══ RECORDED INFORMATION
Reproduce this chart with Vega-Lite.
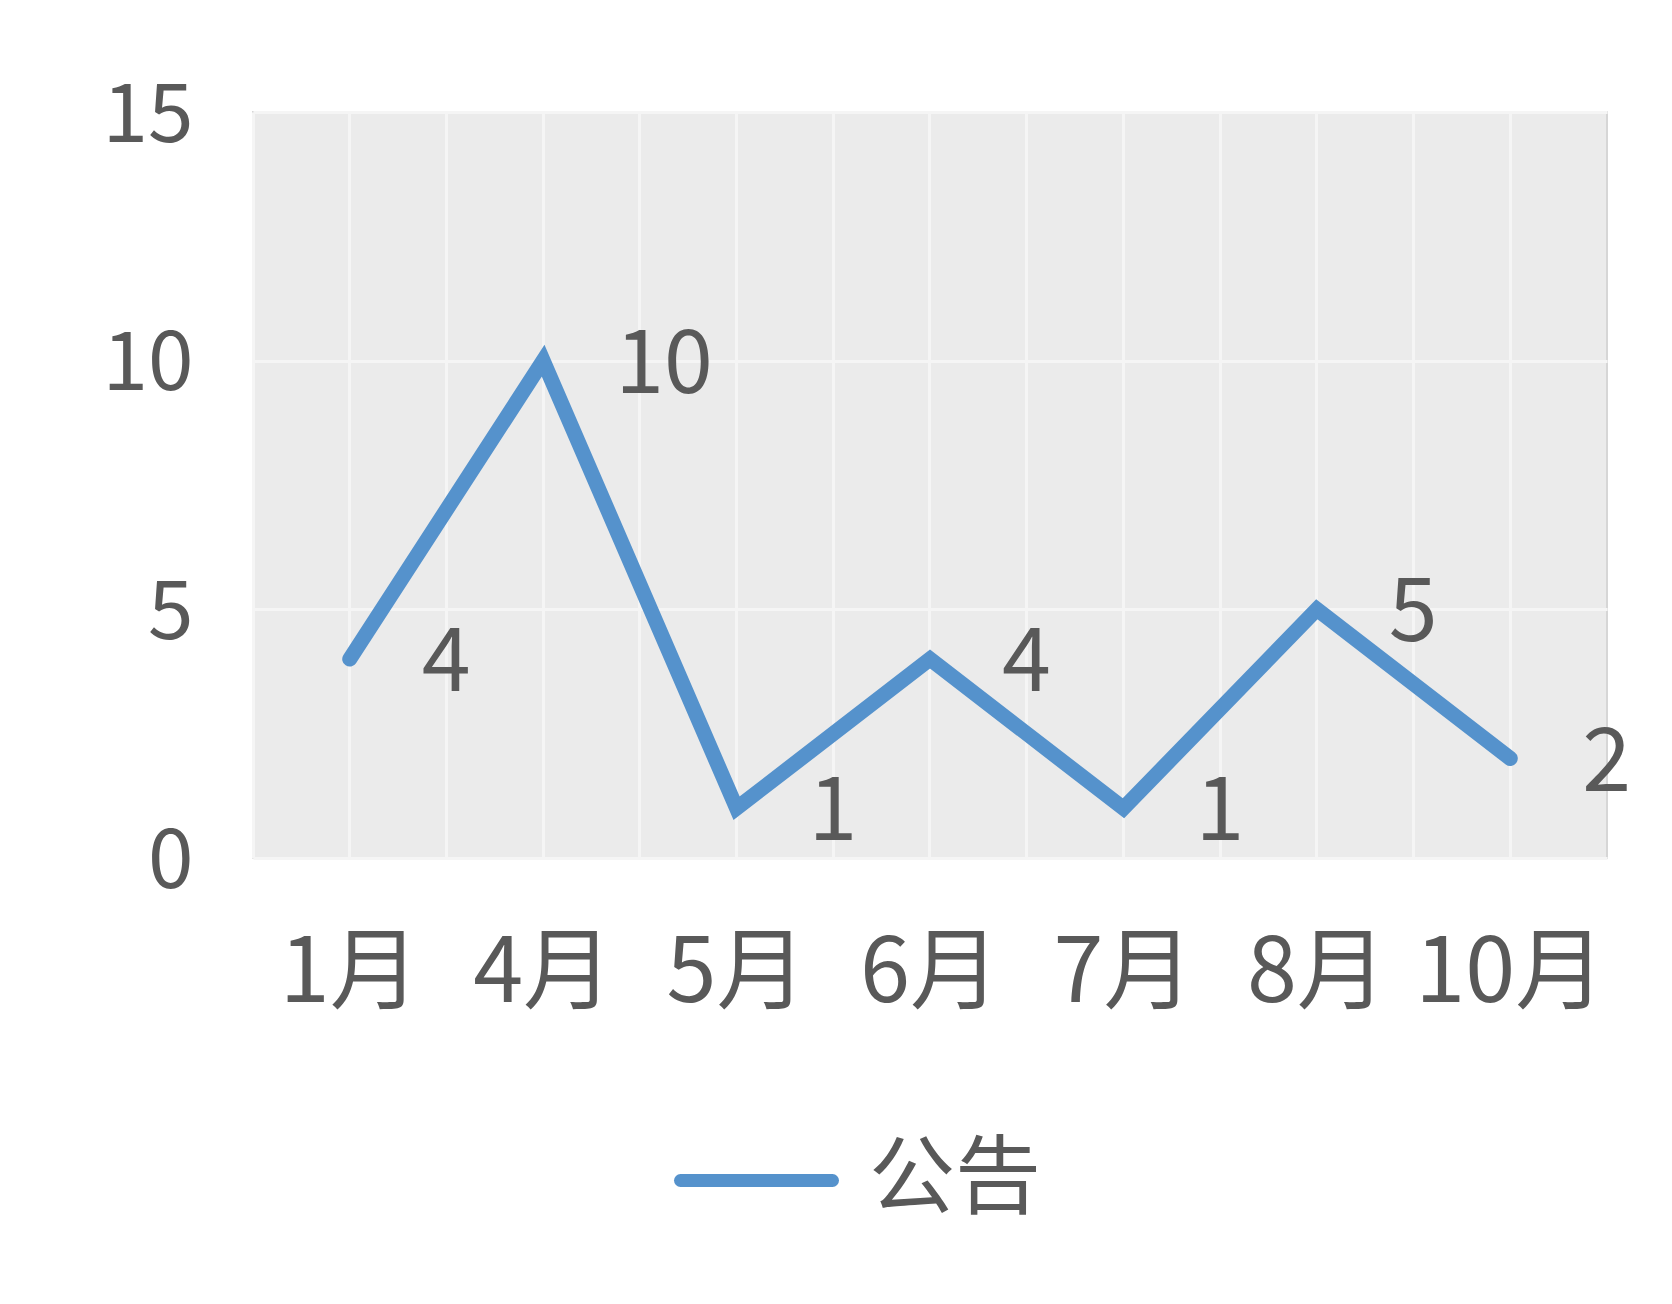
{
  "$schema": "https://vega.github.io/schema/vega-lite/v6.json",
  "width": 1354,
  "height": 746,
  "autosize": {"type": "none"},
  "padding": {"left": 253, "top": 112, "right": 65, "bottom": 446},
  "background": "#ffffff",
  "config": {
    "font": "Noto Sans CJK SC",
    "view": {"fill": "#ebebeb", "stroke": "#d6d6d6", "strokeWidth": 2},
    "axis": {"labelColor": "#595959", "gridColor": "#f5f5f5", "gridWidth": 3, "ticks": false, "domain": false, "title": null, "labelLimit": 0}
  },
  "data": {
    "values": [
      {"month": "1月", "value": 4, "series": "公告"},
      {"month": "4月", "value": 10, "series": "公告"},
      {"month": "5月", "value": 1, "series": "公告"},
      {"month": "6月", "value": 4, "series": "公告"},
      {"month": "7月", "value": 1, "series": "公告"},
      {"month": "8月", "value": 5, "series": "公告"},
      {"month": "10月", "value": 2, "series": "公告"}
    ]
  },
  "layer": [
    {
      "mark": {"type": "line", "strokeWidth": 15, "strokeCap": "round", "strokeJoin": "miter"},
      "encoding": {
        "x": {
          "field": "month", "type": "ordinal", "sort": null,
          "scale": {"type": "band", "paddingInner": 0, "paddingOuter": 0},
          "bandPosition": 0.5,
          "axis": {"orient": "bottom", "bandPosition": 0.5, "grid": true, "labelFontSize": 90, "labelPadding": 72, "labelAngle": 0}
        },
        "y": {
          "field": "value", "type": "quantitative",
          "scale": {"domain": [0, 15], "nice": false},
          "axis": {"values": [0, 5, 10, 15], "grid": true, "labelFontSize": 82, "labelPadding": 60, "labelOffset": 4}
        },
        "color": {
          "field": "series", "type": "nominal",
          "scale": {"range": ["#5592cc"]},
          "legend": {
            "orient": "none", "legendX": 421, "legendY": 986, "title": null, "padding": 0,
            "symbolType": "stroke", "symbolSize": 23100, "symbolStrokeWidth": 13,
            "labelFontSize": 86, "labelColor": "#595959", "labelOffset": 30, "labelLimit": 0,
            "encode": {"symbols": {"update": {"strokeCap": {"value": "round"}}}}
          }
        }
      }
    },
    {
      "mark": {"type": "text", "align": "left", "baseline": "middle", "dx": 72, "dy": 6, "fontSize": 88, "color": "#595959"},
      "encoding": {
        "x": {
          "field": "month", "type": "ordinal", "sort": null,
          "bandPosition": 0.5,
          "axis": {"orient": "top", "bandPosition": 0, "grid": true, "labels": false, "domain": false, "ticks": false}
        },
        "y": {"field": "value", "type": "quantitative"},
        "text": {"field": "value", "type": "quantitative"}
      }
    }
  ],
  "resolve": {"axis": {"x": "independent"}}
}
════
PROBLEM DETAILS = Reproduce all of the material above word for word. Omit the pictures.

THE COMPLETED TASK =
Reproduce this chart with Vega-Lite.
{
  "$schema": "https://vega.github.io/schema/vega-lite/v6.json",
  "width": 1354,
  "height": 746,
  "autosize": {"type": "none"},
  "padding": {"left": 253, "top": 112, "right": 65, "bottom": 446},
  "background": "#ffffff",
  "config": {
    "font": "Noto Sans CJK SC",
    "view": {"fill": "#ebebeb", "stroke": "#d6d6d6", "strokeWidth": 2},
    "axis": {"labelColor": "#595959", "gridColor": "#f5f5f5", "gridWidth": 3, "ticks": false, "domain": false, "title": null, "labelLimit": 0}
  },
  "data": {
    "values": [
      {"month": "1月", "value": 4, "series": "公告"},
      {"month": "4月", "value": 10, "series": "公告"},
      {"month": "5月", "value": 1, "series": "公告"},
      {"month": "6月", "value": 4, "series": "公告"},
      {"month": "7月", "value": 1, "series": "公告"},
      {"month": "8月", "value": 5, "series": "公告"},
      {"month": "10月", "value": 2, "series": "公告"}
    ]
  },
  "layer": [
    {
      "mark": {"type": "line", "strokeWidth": 15, "strokeCap": "round", "strokeJoin": "miter"},
      "encoding": {
        "x": {
          "field": "month", "type": "ordinal", "sort": null,
          "scale": {"type": "band", "paddingInner": 0, "paddingOuter": 0},
          "bandPosition": 0.5,
          "axis": {"orient": "bottom", "bandPosition": 0.5, "grid": true, "labelFontSize": 90, "labelPadding": 72, "labelAngle": 0}
        },
        "y": {
          "field": "value", "type": "quantitative",
          "scale": {"domain": [0, 15], "nice": false},
          "axis": {"values": [0, 5, 10, 15], "grid": true, "labelFontSize": 82, "labelPadding": 60, "labelOffset": 4}
        },
        "color": {
          "field": "series", "type": "nominal",
          "scale": {"range": ["#5592cc"]},
          "legend": {
            "orient": "none", "legendX": 421, "legendY": 986, "title": null, "padding": 0,
            "symbolType": "stroke", "symbolSize": 23100, "symbolStrokeWidth": 13,
            "labelFontSize": 86, "labelColor": "#595959", "labelOffset": 30, "labelLimit": 0,
            "encode": {"symbols": {"update": {"strokeCap": {"value": "round"}}}}
          }
        }
      }
    },
    {
      "mark": {"type": "text", "align": "left", "baseline": "middle", "dx": 72, "dy": 6, "fontSize": 88, "color": "#595959"},
      "encoding": {
        "x": {
          "field": "month", "type": "ordinal", "sort": null,
          "bandPosition": 0.5,
          "axis": {"orient": "top", "bandPosition": 0, "grid": true, "labels": false, "domain": false, "ticks": false}
        },
        "y": {"field": "value", "type": "quantitative"},
        "text": {"field": "value", "type": "quantitative"}
      }
    }
  ],
  "resolve": {"axis": {"x": "independent"}}
}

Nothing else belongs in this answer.